Current Issue :: May 16, 2008 :: Column: Alejandro Queral

Fusion centers and the black hole of public oversight

By Alejandro Queral, Contributing columnist

Within a day or two of the Sept. 11, 2001, attacks, everyone from the president to the press were citing “intelligence failures” as the main reason for the government’s failure to detect and foil the plot. After the 9/11 Commission concluded that intelligence and law enforcement agencies should increase information sharing, the Bush administration created the Office of the Director of National Intelligence to coordinate and oversee the exchange of information. The administration also sought to increase its intelligence gathering capabilities by pressuring municipal and local governments to create joint terrorism task forces. Some cities, such as Portland, rejected the government’s proposals because our elected officials recognized the potential danger for abuse.

Information sharing among agencies is tricky. On May 10, The Washington Post reported ongoing inter-agency squabbling between the FBI and the ATF that pre-dates 9/11, and which, in the opinion of intelligence experts, is hampering both agencies. But the federal government continues to look for a streamlined information sharing model that is as unburdened by privacy protections.

The most recent efforts are joint agreements between federal and state governments, known as fusion centers, to “compile, analyze, and disseminate criminal/terrorist information and intelligence and other information . . . to support efforts to anticipate, identify, prevent, and/or monitor criminal/terrorist activity,” according to the Department of Justice’s Fusion Center Guidelines. The guidelines also indicate that the “criminal information and intelligence should be both strategic (i.e., designed to provide general guidance of patterns and trends) and tactical (i.e., focused on a specific criminal event).”

My colleague Linda Olson-Osterlund and I recently visited Oregon’s Titan Fusion Center as we prepared a report on this issue for KBOO’s monthly civil liberties show, “We, The People.” After two substantive interviews with Fusion Center lawyers it was apparent to me that if the fusion center has not engaged in investigative fishing expeditions of innocent Oregonians, it is because of Oregon’s strong privacy and open government laws.

Although investigations conducted with the help of fusion center data are supposed to occur only if there is a criminal nexus and a reasonable suspicion that the person under investigation is involved in the commission of a crime, these are not sufficient safeguards to ensure that civil liberties are not violated. John Verdi of the Electronic Privacy Information Center told me that reasonable suspicion is a “junior level of suspicion for a junior level search” and is a “far lower level of suspicion than probable cause.” But, Verdi says, the reasonable suspicion standard is “not an adequate safeguard because it has resulted in massive amounts of data being compiled by these fusion centers, much of which has no nexus to terrorism activity or criminal activity.”
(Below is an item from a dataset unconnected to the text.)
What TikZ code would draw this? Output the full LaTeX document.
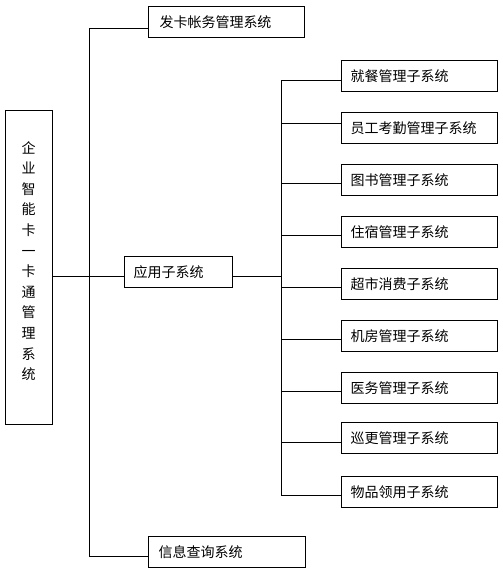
\documentclass[tikz,border=0pt]{standalone}
\usepackage{fontspec}
\newfontfamily\cjk{Noto Sans CJK SC}
\begin{document}
\begin{tikzpicture}[x=1pt,y=-1pt,
  line width=1pt,
  box/.style={draw, line width=1pt, anchor=north west, minimum height=31pt,
    inner xsep=0pt, inner ysep=0pt, align=left,
    font=\cjk\fontsize{14}{14}\selectfont},
  sbox/.style={box, minimum width=156pt, text width=146pt},
  conn/.style={line width=1pt}]
\useasboundingbox[fill=white] (0,0) rectangle (503,574);

% left main box
\node[draw, line width=1pt, anchor=north west, minimum width=47pt, minimum height=314pt, inner sep=0pt] (lb) at (5,110) {};
\node[align=center, inner sep=0pt, font=\cjk\fontsize{14}{20.6}\selectfont] (lbt) at (28.5,261)
  {企\\业\\智\\能\\卡\\一\\卡\\通\\管\\理\\系\\统};

% level 1 boxes
\node[box, minimum width=156pt, text width=145pt] (fk) at (148,6) {\hspace*{5.5pt}发卡帐务管理系统};
\node[box, minimum width=108pt, text width=100pt] (yy) at (124,256) {\hspace*{5pt}应用子系统};
\node[box, minimum width=157pt, text width=146pt] (xx) at (148,536) {\hspace*{4.5pt}信息查询系统};

% right boxes
\node[sbox] (r1) at (341,60)  {\hspace*{4pt}就餐管理子系统};
\node[sbox] (r2) at (341,112) {\hspace*{4pt}员工考勤管理子系统};
\node[sbox] (r3) at (341,164) {\hspace*{4pt}图书管理子系统};
\node[sbox] (r4) at (341,216) {\hspace*{4pt}住宿管理子系统};
\node[sbox] (r5) at (341,268) {\hspace*{4pt}超市消费子系统};
\node[sbox] (r6) at (341,320) {\hspace*{4pt}机房管理子系统};
\node[sbox] (r7) at (341,372) {\hspace*{4pt}医务管理子系统};
\node[sbox] (r8) at (341,422) {\hspace*{4pt}巡更管理子系统};
\node[sbox] (r9) at (341,476) {\hspace*{4pt}物品领用子系统};

% left tree
\coordinate (lvt) at (89,28);
\coordinate (lvb) at (89,556);
\coordinate (lvm) at (89,276);
\draw[conn] (lvt) -- (lvb);
\draw[conn] (lvt) -- (fk.west |- lvt);
\draw[conn] (lvb) -- (xx.west |- lvb);
\draw[conn] (lb.east |- lvm) -- (yy.west |- lvm);

% right tree
\coordinate (rvt) at (281,80);
\coordinate (rvb) at (281,495);
\coordinate (rvm) at (281,276);
\draw[conn] (rvt) -- (rvb);
\draw[conn] (yy.east |- rvm) -- (rvm);
\foreach \n/\y in {r1/80, r2/123, r3/183, r4/235, r5/287, r6/339, r7/391, r8/442, r9/495}
  \draw[conn] (281,\y) -- (\n.west |- 0,\y);
\end{tikzpicture}
\end{document}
So, even if the government can articulate facts that amount to reasonable suspicion, Oregon privacy laws would protect our privacy, right? The answer is “For now.” The federal government is apparently pressuring some state lawmakers to carve out exemptions from state privacy safeguards for the fusion centers throughout the country. Last March the Virginia State Assembly passed, and the governor signed into law, HB 1007 which, according to EPIC, “exempts the (Virginia Fusion Center) – and other Commonwealth agencies assigned to the Virginia Fusion Center – from Virginia privacy and government transparency laws.” Moreover, the bill removes whistleblower protections and “would prevent the enforcement of privacy rights established by Virginia courts,” according to EPIC.

Clearly, we can either pressure state lawmakers to shut down the fusion center by cutting off funding or by repealing any agreements with the federal government. But that would be unpopular and politically costly for most Oregon lawmakers. The other option then is whether there is proper oversight of the fusion center’s activities. Currently, Oregon’s fusion center is under the jurisdiction of the state attorney general, so we can hold this elected official accountable for any investigative abuses that may happen. That’s if Oregon privacy and open government laws remain untouched.

But as the experience from Virginia shows, federal agencies are eager and ready to pressure state legislatures to forfeit whatever privacy protections may exist at the state level. And it is almost a certainty that the Bush administration would oppose any state efforts to create reasonable legislative oversight mechanisms of fusion centers.

Civilian oversight through our elected officials is the key to balancing intelligence gathering tactics with privacy protections. The L.A. Times reported last Monday that while spying on Americans is up, prosecutions of alleged terrorists are down. This raises the obvious question: Who are they spying on? These questions must be pursued by our elected representatives and should give them pause when approached by federal officials trying to thwart Oregon’s strong privacy and open government laws. Similarly, we must hold the next state attorney general (whether John Kroger or Greg MacPherson) accountable for any breaches of privacy or lack of proper oversight.